The point she is making is that you shouldn't try to hide yourself.  I think, perhaps, this kind of hiding is a problem for women in particular, because there is still the expectation for women to be "nice." 

Writing that springs from willed cheerfulness is a kind of automatic writing; and you know it when you read it--it is like being greeted at the door at Wal*Mart or some other public place.  It is like receiving that smile just before you're asked to donate a dollar to a worthy cause.  It is friendly on the surface, but it doesn't mean much.  

If you write that way, you're only passing along a fake smile, in other words.

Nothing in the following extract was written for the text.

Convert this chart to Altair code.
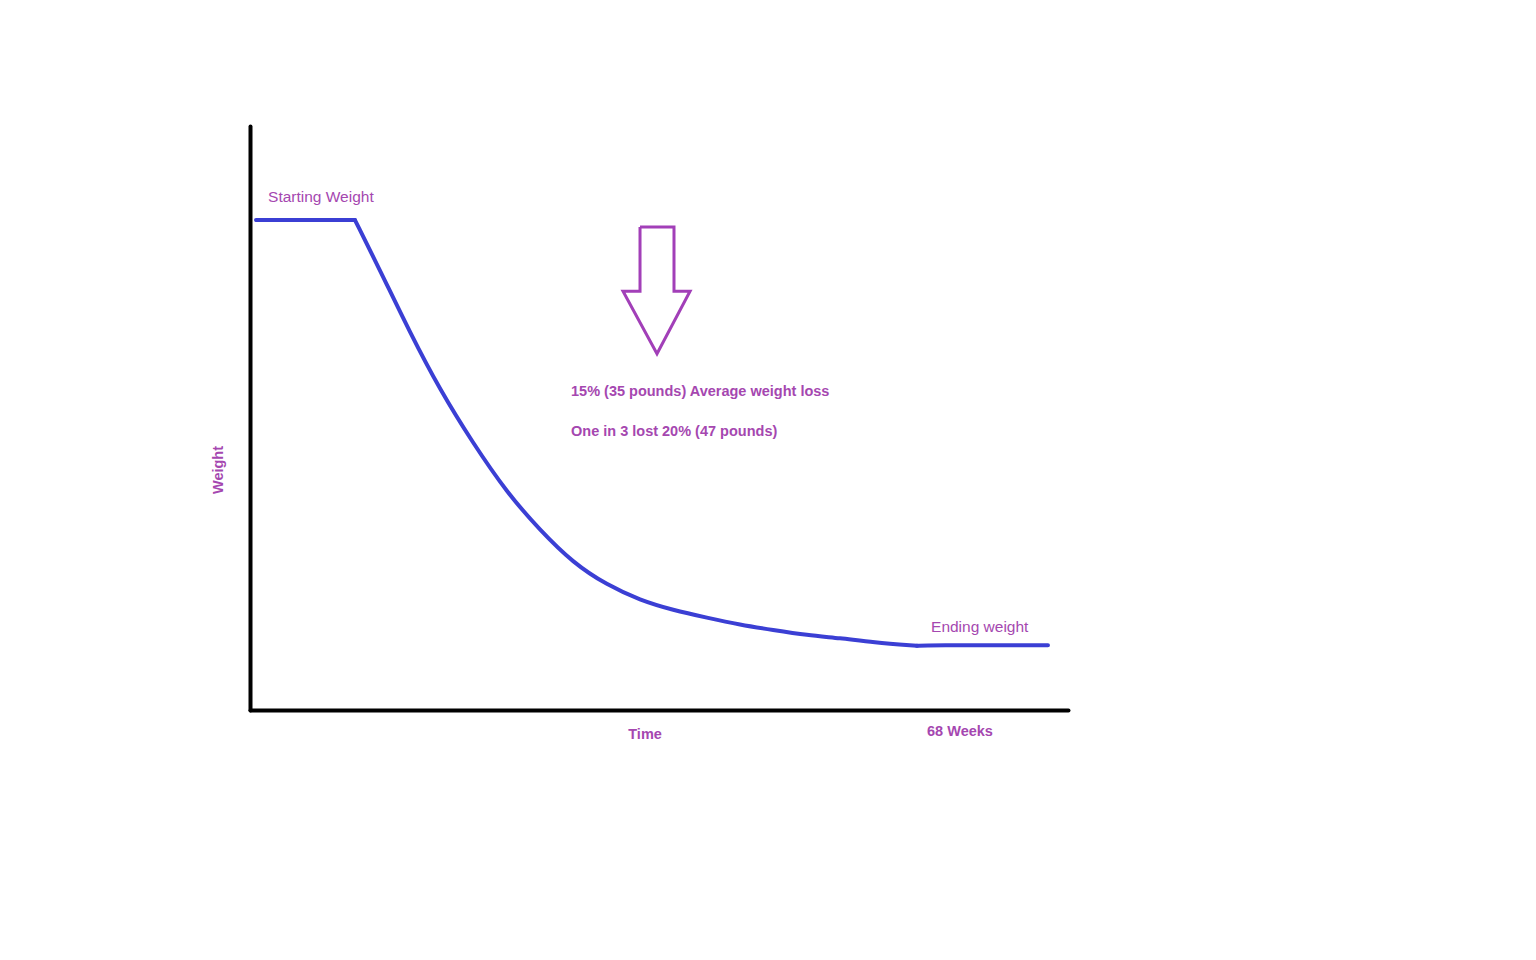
import altair as alt
import pandas as pd

# Weight-loss curve (time units along x, weight units along y), split into phases
curve_x = [0.57, 10.01,
           10.01, 12.40, 15.26, 18.12, 21.26, 24.51, 27.65, 30.80, 34.04, 37.19,
           40.34, 43.58, 46.72, 49.87, 53.11, 56.26, 59.41, 63.60,
           63.60, 64.56, 76.09]
curve_y = [83.9, 83.9,
           83.9, 75.3, 64.6, 54.8, 45.7, 37.2, 30.8, 25.2, 21.4, 18.8,
           17.1, 15.8, 14.6, 13.7, 12.8, 12.3, 11.6, 11.0,
           11.0, 11.1, 11.1]
curve_phase = ["start"] * 2 + ["loss"] * 18 + ["end"] * 3

# Down arrow outline (closed path)
arrow_x = [37.19, 40.43, 40.43, 41.96, 38.81, 35.57, 37.19, 37.19]
arrow_y = [82.7, 82.7, 71.7, 71.7, 61.0, 71.7, 71.7, 82.7]

# Annotations
reg_text = ["Starting Weight", "Ending weight"]
reg_x = [1.72, 64.94]
reg_y = [87.0, 13.4]

note_text = ["15% (35 pounds) Average weight loss", "One in 3 lost 20% (47 pounds)"]
note_x = [30.61, 30.61]
note_y = [53.8, 46.9]

center_text = ["68 Weeks", "Time"]
center_x = [67.7, 37.67]
center_y = [-4.45, -4.97]

side_text = ["Weight"]
side_x = [-2.57]
side_y = [41.1]

PURPLE = "#a547b0"
ARROW = "#a23fb8"
BLUE = "#3b3fd4"
FONT = "Liberation Sans"

xs = alt.Scale(domain=[0, 78], nice=False, zero=False)
ys = alt.Scale(domain=[0, 100], nice=False, zero=False)
ax = alt.Axis(title="", domain=True, domainColor="black", domainWidth=4,
              domainCap="round", ticks=False, labels=False, grid=False)

def X():
    return alt.X("x:Q", scale=xs, axis=ax)

def Y():
    return alt.Y("y:Q", scale=ys, axis=ax)

curve_df = pd.DataFrame({"x": curve_x, "y": curve_y, "phase": curve_phase,
                         "i": list(range(len(curve_x)))})
arrow_df = pd.DataFrame({"x": arrow_x, "y": arrow_y, "i": list(range(len(arrow_x)))})
reg_df = pd.DataFrame({"x": reg_x, "y": reg_y, "t": reg_text})
note_df = pd.DataFrame({"x": note_x, "y": note_y, "t": note_text})
center_df = pd.DataFrame({"x": center_x, "y": center_y, "t": center_text})
side_df = pd.DataFrame({"x": side_x, "y": side_y, "t": side_text})

curve = alt.Chart(curve_df).mark_line(
    color=BLUE, strokeWidth=4, strokeCap="round", strokeJoin="round",
    interpolate="basis", clip=False
).encode(x=X(), y=Y(), detail="phase:N", order="i:Q")

arrow = alt.Chart(arrow_df).mark_line(
    color=ARROW, strokeWidth=3, strokeJoin="miter", clip=False
).encode(x=X(), y=Y(), order="i:Q")

reg = alt.Chart(reg_df).mark_text(
    align="left", baseline="alphabetic", font=FONT, fontSize=15.5, color=PURPLE
).encode(x=X(), y=Y(), text="t:N")

note = alt.Chart(note_df).mark_text(
    align="left", baseline="alphabetic", font=FONT, fontSize=14.5,
    fontWeight="bold", color=PURPLE
).encode(x=X(), y=Y(), text="t:N")

center = alt.Chart(center_df).mark_text(
    align="center", baseline="alphabetic", font=FONT, fontSize=14.5,
    fontWeight="bold", color=PURPLE
).encode(x=X(), y=Y(), text="t:N")

side = alt.Chart(side_df).mark_text(
    align="center", baseline="alphabetic", font=FONT, fontSize=14.5,
    fontWeight="bold", color=PURPLE, angle=270
).encode(x=X(), y=Y(), text="t:N")

chart = alt.layer(curve, arrow, reg, note, center, side).properties(
    width=818, height=584,
    autosize=alt.AutoSizeParams(type="none"),
    padding={"left": 242, "top": 118, "right": 450, "bottom": 230},
    background="white",
).configure_view(strokeWidth=0)

chart.save("out.html", embed_options={"renderer": "svg", "actions": False})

Do people really want to read something depressing?  You bet.  If it feels true, they do. 

From Writer's Almanac--

Samuel Beckett wrote, "I didn't invent this buzzing confusion. It's all around us...the only chance of renewal is to open our eyes and see the mess."

 

13 comments:

Anonymous said...

Willed cheerfulness -- I needed to hear that phrase.  It's so reflective of my life, and it's something that I have to fight in my writing all the time.  I think you're dead on target in that this is a particular problem for women, and I think it's even more so for southern women.  When I was a teenager,I once had a friend tell me how sick I was when I had fallen and badly sprained my ankle.  I was still on the ground, unable to get up and was smiling.  That smile was what made me sick.  It was a forced, learned reflex, and one I still carry.  When I was in a car wreck a couple of years ago, strapped to the stretcher, a brace around my neck, I was cracking jokes with the paramedics.  Honesty just takes so much courage.

Anonymous said...

    Willed cheerfulness, good subject. Not only does it come across in someone's writing, but also in their speech. It also effects one's credibility at times, too. As the last entry explained about smiling even thought she hurt herself. Who'd believe that she really needed help if she had that big of a smile on her face? I've been as guilty as anyone else who wants to be 'politically correct,' or just nice. Women want to be nice to everyone, not hurt feelings. Thank God for menopause. I can speak now, and boy do I have an excuse, and truly express my feelings.

Anonymous said...

Willed cheerfulness is like make-up:  it's a facade to make us think we look better and are more acceptable.  It fits right in with others who are wildly willed cheerful.

Anonymous said...

Willed cheerfulness is most often a defensive wall that people have built around themselves. In my case it was fear. I still find that sometimes the wall is still there but I have broken gaps in it now.

Anonymous said...

  I love your latest two entries ... these are issues that I am dealing with on a personal level! My writing, my art, my interaction with those around me is noticeably (at least to me) consistently upbeat, positive and supportive.
   Even throughout the 7 year divorce from hell, and we are talking the stuff lifetime movies are made of, my responsibilities as a mother, a manager, a trainer of mass numbers of people in the art of customer service, have required me to remain the ever cheerful, pillar of strength.
    I don't have a big problem with cheerful, it is so much a part of who I am, but I am trying to come to terms with the fact that I have not allowed myself the opportunity to slip off into dark sad place, a place where I would be free to surrender to the pain, a place where healing begins.
    I am searching for new ways to cast light on my darker side, my shadows that I rarely allow others or even myself to see. Working 6 day's a week ... this is not as easy as one would think!
                                 *** Coy ***




   
   

Anonymous said...

Example:

Can't decide what to plead: guilty as charged, should I take the Fifth?

On the money, Theresa,

Vicky x

Anonymous said...

Funny...odd really. Perhaps serendipitous. I addressed the issue in my own journal today about being so depressive. But it is a large part of who I am. What a great comparison of willed cheerfulness to Wal-Mart greeters...very good.
KAthy

Anonymous said...

What if you are genuinely happy? LOL I don't write happy all the time...just read my very first journal entry, and that will become evident. ;-)  But I am guilty of painting on a happy face when I would rather kick and scream.

Anonymous said...

Very interesting!  Personally, I do not suffer from willed cheerfulness but have been the victum of some willed comments....lOL

Thanks for the lesson.

Anonymous said...

What if you are genuinely happy?
--------------------------------------------------------------
Genuine happiness can yield good writing!

Anonymous said...

To anyone whose prose is suffering from willed cheerfulness, I am offering weekend rentals of my mother, the Grammy. More depressing  than any barbiturate, more guilt-inducing than any religion, more angst-able than the entire Sturm und Drang movement. Step right up.

Anonymous said...

When I was younger, a friend and I used to run Marathon groups, all the rage back then. 18 hour group sessions, positively oriented. Yet, there were some who were living "willed cheerfulness", unable to see a grey spot in their experience. I felt so sorry for them....we all have an artist in us.
V

Anonymous said...

I try to avoid willed cheerfullness when I jot in my journal.  Then if I manage to say what's really on my mind, good or bad, I worry what people will think.  How silly is that?  It's my journal after all.  I enjoyed the entry.  And while I think my posts are genuine....I'm going to work extra hard at remembering this lesson.  Thanks!